大いに盛り上がり、いよいよ志賀からの誘いがくるかと期待した安西でしたが、志賀はしれっと『出ますか、そろそろ』と言うではありませんか。
今夜は久しぶりにたくさんしゃべれて、とても楽しかったとご満悦な様子の志賀に、安西は拍子抜けしてしまいます。
思わず、安西は今夜は泊まる覚悟をしてきたと告白します。
志賀は、自分もそれを夢見ているが、実際にびくびくするのは疲れてしまうので、これくらいがよろしいのだと悪びれずに言います。
明日、四十歳の誕生日を迎える安西は、三十代最後の日に、不倫というものをしてみたかったのだと打ち明けます。

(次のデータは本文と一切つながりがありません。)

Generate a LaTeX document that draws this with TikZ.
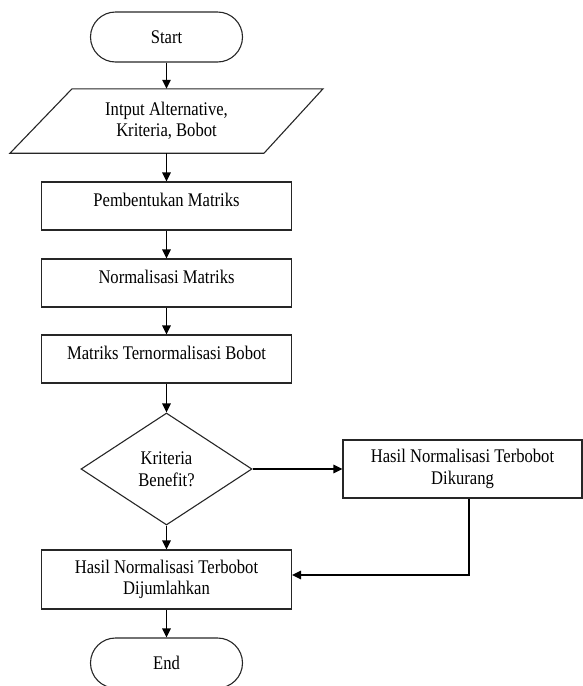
\documentclass[tikz,border=0pt]{standalone}
\usepackage{fontspec}
\setmainfont{Liberation Serif}[FakeStretch=0.86]
\usetikzlibrary{shapes.geometric,arrows.meta,calc}
\begin{document}
\begin{tikzpicture}[x=1pt,y=-1pt,
  every node/.style={font=\fontsize{19.3}{21.5}\selectfont, align=center, inner sep=0pt},
  shapeline/.style={draw=black!85, line width=1.1pt},
  term/.style={shapeline, rectangle, rounded corners=25pt, minimum width=152pt, minimum height=50pt},
  stepbox/.style={shapeline, rectangle, minimum width=250pt, minimum height=48pt, text height=13pt, text depth=13pt},
  twobox/.style={shapeline, rectangle, minimum width=250pt, minimum height=59pt},
  decide/.style={shapeline, diamond, aspect=1.527, minimum width=171pt, minimum height=112pt},
  arr/.style={line width=1.4pt, -{Triangle[length=9pt,width=8.5pt]}}]
\useasboundingbox (0,0) rectangle (583,686);
\node[term] (start) at (166.5,37) {Start};
\node[minimum width=251pt, minimum height=64pt] (inp) at (166.5,121) {Intput Alternative,\\Kriteria, Bobot};
\draw[shapeline] ([xshift=-156.5pt]inp.south) -- ([xshift=-94.5pt]inp.north) -- ([xshift=156.5pt]inp.north) -- ([xshift=97.5pt]inp.south) -- cycle;
\node[stepbox] (b1) at (166.5,206) {Pembentukan Matriks};
\node[stepbox] (b2) at (166.5,283) {Normalisasi Matriks};
\node[stepbox] (b3) at (166.5,359) {Matriks Ternormalisasi Bobot};
\node[decide] (dec) at (166.5,469) {Kriteria\\Benefit?};
\node[shapeline, rectangle, minimum width=239pt, minimum height=58pt] (r) at (462.5,469) {Hasil Normalisasi Terbobot\\Dikurang};
\node[twobox] (b4) at (166.5,579.5) {Hasil Normalisasi Terbobot\\Dijumlahkan};
\node[term] (end) at (166.5,663) {End};
\coordinate (c1) at (469,575);
\draw[arr] (start.south) -- (inp.north);
\draw[arr] (inp.south) -- (b1.north);
\draw[arr] (b1.south) -- (b2.north);
\draw[arr] (b2.south) -- (b3.north);
\draw[arr] (b3.south) -- (dec.north);
\draw[arr] (dec.east) -- (r.west);
\draw[arr] (dec.south) -- (b4.north);
\draw[arr] (r.south -| c1) |- (b4.east |- c1);
\draw[arr] (b4.south) -- (end.north);
\end{tikzpicture}
\end{document}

三十代と四十代の境を気にしている安西に対し、志賀は、いよいよ女ざかりでいいですねえと貫禄ある反応を示し、『晩夏の京の夜風を楽しみまへんか』と誘います。
阪急河原町をぶらぶら連れ立って歩きながら、志賀は、不倫なんて家庭の常備薬みたいなもので、アリナミンなんてのと同じだと言います。
言葉でする不倫の方がよっぽど上等だと話す志賀に、安西は笑ってしまいます。
二人で阪急電車に乗り、乗り換えで別れ、帰路に着いた安西は、四十歳の誕生日がそれほどイヤではなくなっています。
不倫は家庭の常備薬 を読んだ読書感想
男女の恋を書かせたら天下一品の田辺聖子先生による、不倫にまつわる短編集です。
今回は、四十歳の誕生日を目前に控え、不倫願望を持つ専業主婦の一晩を描いた『フリンは家庭の常備薬』をご紹介しました。
女がどのように不倫に傾いていくかが丁寧に書かれていて、夫のねちっこい言動や不躾な態度がまあリアル。
妻の安西が魅力的な分、旦那の株が下がりに下がる、中年夫婦の生々しさが詰まった作品になっています。